Dietrich Bonhoeffer era el teólogo protestante más prometedor de Alemania justo antes de la II Guerra Mundial, pero la insania totalitaria acabó ahorcándole poco antes de que Hitler se suicidara en el búnker. Como testimonio de su osadía, de su heroica oposición al mal y, en fin, de su radical comprensión de la fe, dejó para la posteridad un buen puñado de cartas –recopiladas bajo el elocuente título de Resistencia y sumisión– en las que aclaraba cuál debía ser la postura del cristiano ante el abuso de la autoridad, perfilando, al tiempo, los principios de una teología para el mundo de hoy.
Bonhoeffer animaba a pensar etsi Deus non daretur, lo que no significa que estuviera a favor de la neutralización de la fe. Más bien deseaba dejar atrás la idea de ese Dios tapa-agujeros al que el mal creyente –o el pensador calamitoso– se obstina en agarrarse. Formado en la dialéctica barthiana, este teólogo delicado y sutil –también recio, extremadamente recio, cuando era menester serlo– se enfrentó a la banalización del cristianismo, a su adocenamiento o vulgaridad, para lo cual no dudó en realzar el mensaje sufriente que lanza Cristo.
Esa es la pista que sigue en El precio de la gracia, convertido por mérito propio en un clásico de la teología. Se trata de la obra “más católica” –si se puede hablar así– de Bonhoeffer, en la que sostiene que no hay disyuntiva entre fe y obras; antes bien, la obediencia es el único camino para creer. En este sentido, el teólogo alemán distingue la gracia barata –la que no exige seguir los pasos de Jesús, la que no compromete; al fin y la postre, la gracia sin cruz, que no salva– de la cara, que consiste en la identificación con Cristo y que, por tanto, transforma la existencia del bautizado.
Bonhoeffer se inscribe en una corriente teológica que podemos rastrear, al menos, hasta Kierkegaard y que anhela recuperar la excepcionalidad del cristianismo ante una cristiandad meramente cultural. Aunque no atribuye a Lutero el error, sí que sugiere en este ensayo que la justificación del pecador, mal entendida, puede abocar a la perversa justificación del pecado. No es muy discutible su tesis de que la insistencia en la gracia barata ha adormecido la radicalidad de la fe.

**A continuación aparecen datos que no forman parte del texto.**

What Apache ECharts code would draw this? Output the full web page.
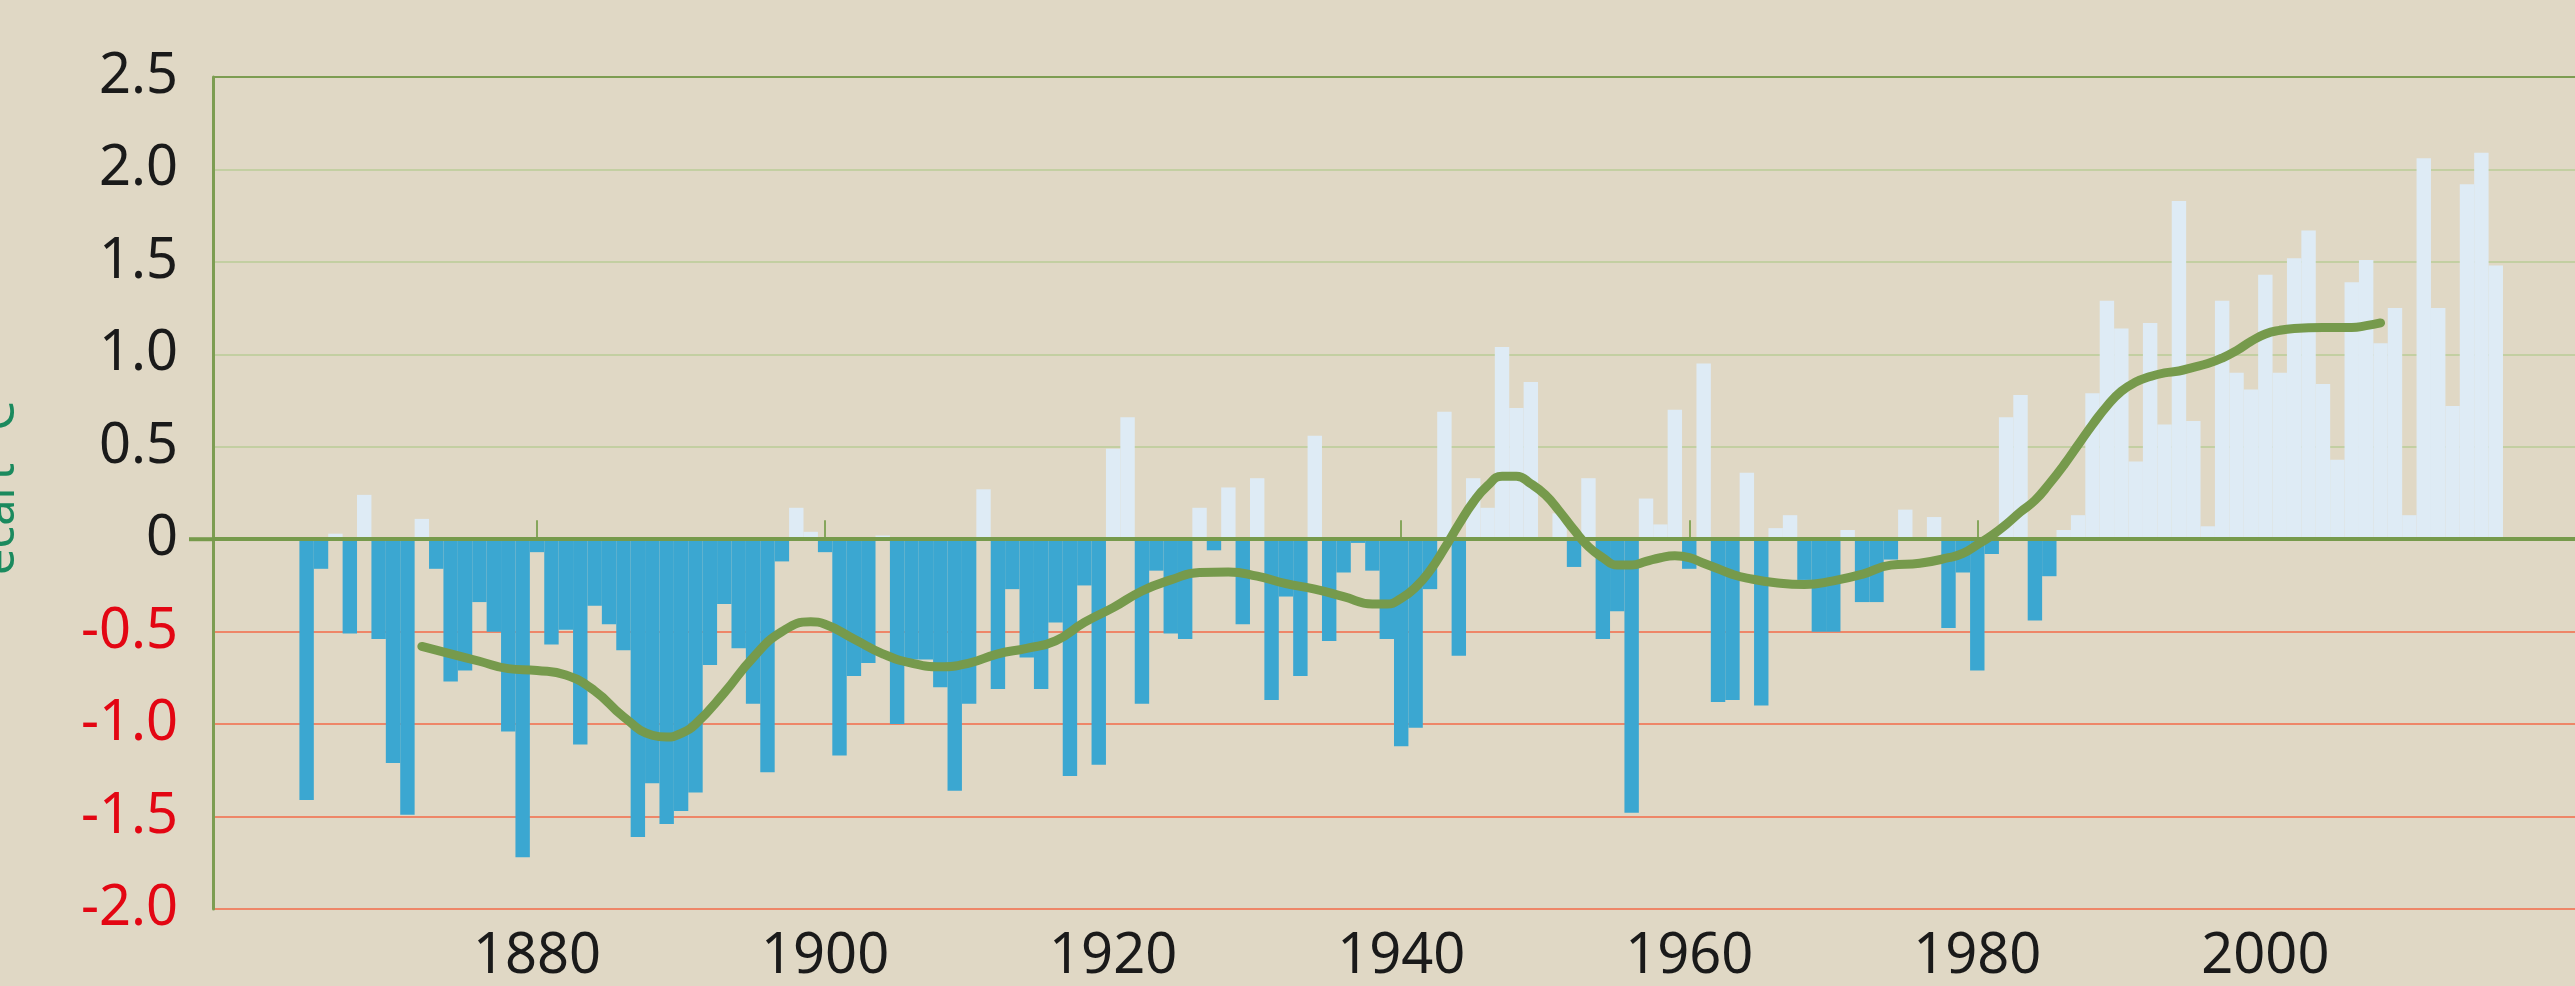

Para vigorizarla no es necesario matizar su exigencia: lo que procede es recordar la llamada del creyente al heroísmo. Pero no nos confundamos: lo heroico es la cruz. El cristiano se ha de identificar con el sufrimiento, pues este es la llave que abre la puerta que es Cristo.
El precio de la gracia mezcla lo teológico con lo espiritual y su lectura es fascinante. Aunque es evidente que nos separan lustros del momento en que fue escrito (1937), sus páginas están plagadas de inspiración, de modo que puede ayudar a repensar el papel de la fe en un mundo que es cristiano por sus valores y por su temple, pero que se siente cada vez más lejano de la fuente de su vitalidad.